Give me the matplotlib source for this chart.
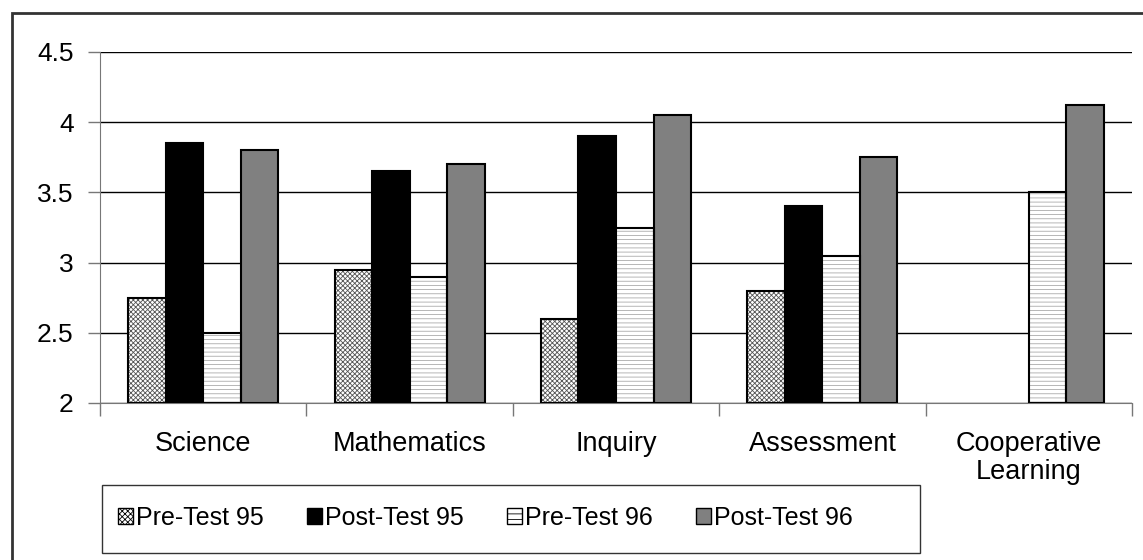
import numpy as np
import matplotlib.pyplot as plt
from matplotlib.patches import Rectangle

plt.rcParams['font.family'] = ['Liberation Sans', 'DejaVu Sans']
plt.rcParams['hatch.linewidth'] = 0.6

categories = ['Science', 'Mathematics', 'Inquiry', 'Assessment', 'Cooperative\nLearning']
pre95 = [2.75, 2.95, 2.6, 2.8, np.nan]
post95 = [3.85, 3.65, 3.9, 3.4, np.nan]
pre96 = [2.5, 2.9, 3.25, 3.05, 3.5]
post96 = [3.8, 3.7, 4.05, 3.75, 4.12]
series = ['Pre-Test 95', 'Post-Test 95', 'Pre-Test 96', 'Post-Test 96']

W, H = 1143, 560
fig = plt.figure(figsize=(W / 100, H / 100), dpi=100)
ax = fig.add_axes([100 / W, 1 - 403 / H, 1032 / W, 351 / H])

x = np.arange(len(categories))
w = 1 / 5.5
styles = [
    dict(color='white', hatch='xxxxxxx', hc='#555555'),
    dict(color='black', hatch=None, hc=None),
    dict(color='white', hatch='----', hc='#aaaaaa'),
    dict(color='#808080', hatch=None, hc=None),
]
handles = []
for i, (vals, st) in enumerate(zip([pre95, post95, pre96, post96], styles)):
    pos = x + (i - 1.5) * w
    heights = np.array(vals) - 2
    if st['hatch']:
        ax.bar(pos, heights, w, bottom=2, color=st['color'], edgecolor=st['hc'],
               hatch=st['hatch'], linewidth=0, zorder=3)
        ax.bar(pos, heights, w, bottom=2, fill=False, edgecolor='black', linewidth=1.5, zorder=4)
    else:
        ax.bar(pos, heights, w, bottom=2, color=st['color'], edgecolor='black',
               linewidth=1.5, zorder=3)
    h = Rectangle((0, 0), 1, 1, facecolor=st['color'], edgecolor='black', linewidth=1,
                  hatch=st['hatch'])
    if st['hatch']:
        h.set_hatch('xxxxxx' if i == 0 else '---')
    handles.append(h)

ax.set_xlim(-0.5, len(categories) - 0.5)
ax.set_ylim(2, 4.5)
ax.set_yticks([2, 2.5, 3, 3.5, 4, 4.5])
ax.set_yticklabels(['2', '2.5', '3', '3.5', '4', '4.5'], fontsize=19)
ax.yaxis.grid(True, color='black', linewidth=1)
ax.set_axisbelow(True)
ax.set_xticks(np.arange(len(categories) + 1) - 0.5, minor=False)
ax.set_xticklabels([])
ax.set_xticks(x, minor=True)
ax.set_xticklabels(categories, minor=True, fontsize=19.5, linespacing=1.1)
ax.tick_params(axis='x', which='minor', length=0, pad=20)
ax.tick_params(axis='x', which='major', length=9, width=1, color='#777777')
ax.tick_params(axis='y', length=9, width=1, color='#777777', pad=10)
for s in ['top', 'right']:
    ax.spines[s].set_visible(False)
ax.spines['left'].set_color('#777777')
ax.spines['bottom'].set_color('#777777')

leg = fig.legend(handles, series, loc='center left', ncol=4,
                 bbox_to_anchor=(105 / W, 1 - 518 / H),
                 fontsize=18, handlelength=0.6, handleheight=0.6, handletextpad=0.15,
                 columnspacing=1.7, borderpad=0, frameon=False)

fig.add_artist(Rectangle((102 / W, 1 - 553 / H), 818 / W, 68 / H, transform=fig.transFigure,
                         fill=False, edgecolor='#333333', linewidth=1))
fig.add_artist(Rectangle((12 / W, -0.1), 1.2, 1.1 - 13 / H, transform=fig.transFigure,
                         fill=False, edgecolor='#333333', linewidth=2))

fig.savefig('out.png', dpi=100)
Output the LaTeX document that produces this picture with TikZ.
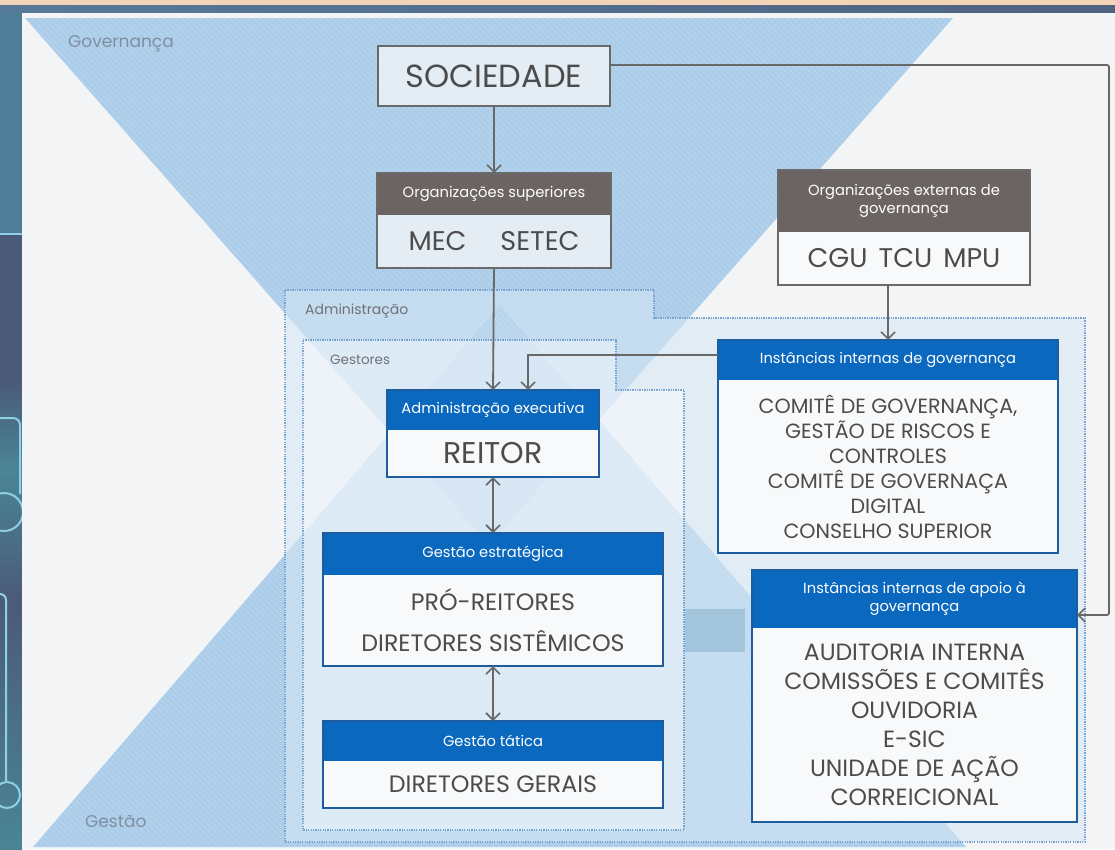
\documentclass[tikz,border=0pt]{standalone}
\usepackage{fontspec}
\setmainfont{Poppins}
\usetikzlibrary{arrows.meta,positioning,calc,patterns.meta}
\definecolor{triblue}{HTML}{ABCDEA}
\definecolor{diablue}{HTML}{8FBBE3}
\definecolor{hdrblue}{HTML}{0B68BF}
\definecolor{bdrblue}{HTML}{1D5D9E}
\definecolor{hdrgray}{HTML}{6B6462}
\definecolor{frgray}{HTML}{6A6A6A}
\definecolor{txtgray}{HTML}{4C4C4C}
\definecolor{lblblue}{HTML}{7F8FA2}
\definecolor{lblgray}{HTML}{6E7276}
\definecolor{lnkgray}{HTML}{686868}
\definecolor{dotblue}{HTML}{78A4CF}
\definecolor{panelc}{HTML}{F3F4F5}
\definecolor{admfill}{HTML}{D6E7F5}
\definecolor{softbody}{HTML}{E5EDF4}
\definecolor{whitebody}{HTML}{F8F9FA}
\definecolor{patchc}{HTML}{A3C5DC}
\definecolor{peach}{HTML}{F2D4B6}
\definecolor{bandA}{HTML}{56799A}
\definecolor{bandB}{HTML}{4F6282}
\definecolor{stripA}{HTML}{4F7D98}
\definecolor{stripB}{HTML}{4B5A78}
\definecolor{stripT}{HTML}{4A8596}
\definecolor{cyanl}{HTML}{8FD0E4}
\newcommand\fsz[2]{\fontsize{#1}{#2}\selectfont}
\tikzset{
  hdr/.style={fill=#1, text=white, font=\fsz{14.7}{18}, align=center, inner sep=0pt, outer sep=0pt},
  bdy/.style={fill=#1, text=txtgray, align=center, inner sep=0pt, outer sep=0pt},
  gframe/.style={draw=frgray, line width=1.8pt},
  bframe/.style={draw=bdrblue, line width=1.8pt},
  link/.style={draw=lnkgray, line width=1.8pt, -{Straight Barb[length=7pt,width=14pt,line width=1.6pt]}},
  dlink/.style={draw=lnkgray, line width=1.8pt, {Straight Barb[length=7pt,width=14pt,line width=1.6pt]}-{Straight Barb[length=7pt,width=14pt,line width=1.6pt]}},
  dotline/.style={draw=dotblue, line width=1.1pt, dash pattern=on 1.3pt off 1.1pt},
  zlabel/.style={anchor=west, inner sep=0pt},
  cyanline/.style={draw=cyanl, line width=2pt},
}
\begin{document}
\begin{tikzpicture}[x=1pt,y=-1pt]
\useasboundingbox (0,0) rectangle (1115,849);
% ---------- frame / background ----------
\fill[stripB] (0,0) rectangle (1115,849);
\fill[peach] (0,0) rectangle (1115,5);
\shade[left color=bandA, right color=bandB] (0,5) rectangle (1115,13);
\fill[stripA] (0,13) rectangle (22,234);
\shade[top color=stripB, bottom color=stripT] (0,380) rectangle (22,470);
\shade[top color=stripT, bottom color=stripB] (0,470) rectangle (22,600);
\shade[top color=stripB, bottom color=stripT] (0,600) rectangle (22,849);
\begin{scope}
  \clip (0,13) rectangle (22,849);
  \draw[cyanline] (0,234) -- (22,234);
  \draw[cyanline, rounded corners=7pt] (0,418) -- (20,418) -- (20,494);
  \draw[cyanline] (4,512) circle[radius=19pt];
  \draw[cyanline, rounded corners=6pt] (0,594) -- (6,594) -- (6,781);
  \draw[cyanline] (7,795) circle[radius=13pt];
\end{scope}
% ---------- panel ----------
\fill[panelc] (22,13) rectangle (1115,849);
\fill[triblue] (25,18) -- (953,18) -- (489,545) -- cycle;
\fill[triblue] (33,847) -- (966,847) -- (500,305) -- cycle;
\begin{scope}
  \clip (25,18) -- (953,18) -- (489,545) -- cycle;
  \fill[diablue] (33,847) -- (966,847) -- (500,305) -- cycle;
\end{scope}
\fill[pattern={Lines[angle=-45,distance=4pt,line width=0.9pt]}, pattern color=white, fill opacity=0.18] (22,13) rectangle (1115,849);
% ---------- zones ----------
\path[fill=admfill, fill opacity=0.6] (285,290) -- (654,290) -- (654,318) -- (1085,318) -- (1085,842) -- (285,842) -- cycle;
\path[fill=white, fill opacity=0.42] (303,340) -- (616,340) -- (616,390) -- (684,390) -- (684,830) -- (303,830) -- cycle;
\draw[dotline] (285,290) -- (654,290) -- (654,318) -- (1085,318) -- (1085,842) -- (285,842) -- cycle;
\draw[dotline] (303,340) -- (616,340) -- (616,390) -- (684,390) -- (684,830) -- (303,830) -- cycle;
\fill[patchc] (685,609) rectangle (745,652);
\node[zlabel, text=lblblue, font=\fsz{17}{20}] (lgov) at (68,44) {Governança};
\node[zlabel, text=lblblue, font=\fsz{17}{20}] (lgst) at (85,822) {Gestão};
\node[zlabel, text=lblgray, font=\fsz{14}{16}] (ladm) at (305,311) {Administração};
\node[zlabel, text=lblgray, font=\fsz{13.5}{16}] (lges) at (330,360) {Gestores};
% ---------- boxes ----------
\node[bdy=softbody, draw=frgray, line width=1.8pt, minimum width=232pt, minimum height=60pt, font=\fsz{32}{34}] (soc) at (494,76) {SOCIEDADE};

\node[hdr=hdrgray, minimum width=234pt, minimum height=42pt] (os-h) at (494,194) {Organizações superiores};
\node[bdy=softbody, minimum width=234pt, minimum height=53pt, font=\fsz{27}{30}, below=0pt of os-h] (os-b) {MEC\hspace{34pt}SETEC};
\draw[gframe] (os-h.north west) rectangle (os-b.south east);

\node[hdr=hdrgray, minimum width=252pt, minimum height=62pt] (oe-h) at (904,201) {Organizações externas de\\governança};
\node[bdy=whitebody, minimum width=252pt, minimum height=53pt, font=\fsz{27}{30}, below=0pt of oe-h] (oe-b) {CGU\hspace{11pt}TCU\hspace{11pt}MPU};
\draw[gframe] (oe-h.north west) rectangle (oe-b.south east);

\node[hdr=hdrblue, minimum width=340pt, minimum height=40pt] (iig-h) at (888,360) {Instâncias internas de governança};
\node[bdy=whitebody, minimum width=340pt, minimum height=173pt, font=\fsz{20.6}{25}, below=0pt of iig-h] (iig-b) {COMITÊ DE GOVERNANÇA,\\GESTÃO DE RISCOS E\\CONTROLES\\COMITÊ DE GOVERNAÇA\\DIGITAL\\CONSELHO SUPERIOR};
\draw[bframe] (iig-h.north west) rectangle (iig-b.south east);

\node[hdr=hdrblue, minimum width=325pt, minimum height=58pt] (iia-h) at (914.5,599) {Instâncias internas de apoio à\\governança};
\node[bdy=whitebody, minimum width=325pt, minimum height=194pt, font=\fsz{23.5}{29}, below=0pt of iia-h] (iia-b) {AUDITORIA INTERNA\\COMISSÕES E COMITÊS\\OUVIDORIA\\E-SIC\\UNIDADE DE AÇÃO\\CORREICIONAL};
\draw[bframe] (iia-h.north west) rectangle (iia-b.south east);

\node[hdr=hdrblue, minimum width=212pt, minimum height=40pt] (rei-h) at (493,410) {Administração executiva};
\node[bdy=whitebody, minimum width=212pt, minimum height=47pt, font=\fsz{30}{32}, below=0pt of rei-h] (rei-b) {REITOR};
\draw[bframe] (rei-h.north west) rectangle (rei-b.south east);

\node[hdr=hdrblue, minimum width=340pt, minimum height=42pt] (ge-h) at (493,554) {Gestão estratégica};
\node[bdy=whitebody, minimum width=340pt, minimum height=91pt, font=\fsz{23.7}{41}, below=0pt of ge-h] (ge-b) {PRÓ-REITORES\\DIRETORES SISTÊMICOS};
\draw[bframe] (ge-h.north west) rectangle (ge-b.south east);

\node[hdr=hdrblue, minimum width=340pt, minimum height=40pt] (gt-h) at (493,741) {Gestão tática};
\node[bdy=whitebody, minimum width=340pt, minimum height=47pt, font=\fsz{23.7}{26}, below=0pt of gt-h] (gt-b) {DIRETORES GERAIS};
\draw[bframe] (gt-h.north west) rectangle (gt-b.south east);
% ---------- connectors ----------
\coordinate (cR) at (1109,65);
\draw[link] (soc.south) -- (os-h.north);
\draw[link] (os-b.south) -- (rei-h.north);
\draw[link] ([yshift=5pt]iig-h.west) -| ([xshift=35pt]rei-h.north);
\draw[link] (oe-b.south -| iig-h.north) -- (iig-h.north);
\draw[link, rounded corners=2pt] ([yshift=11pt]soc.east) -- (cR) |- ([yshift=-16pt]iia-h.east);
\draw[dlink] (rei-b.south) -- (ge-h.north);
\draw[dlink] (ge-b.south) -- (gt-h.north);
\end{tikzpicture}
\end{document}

> **What this task involves**: Starting with the first line of the data above and ending with the line containing "plt.rcParams['hatch.linewidth'] = 0.6", please restate every line exactly, leaving images out.

> **Reply**:
Give me the matplotlib source for this chart.
import numpy as np
import matplotlib.pyplot as plt
from matplotlib.patches import Rectangle

plt.rcParams['font.family'] = ['Liberation Sans', 'DejaVu Sans']
plt.rcParams['hatch.linewidth'] = 0.6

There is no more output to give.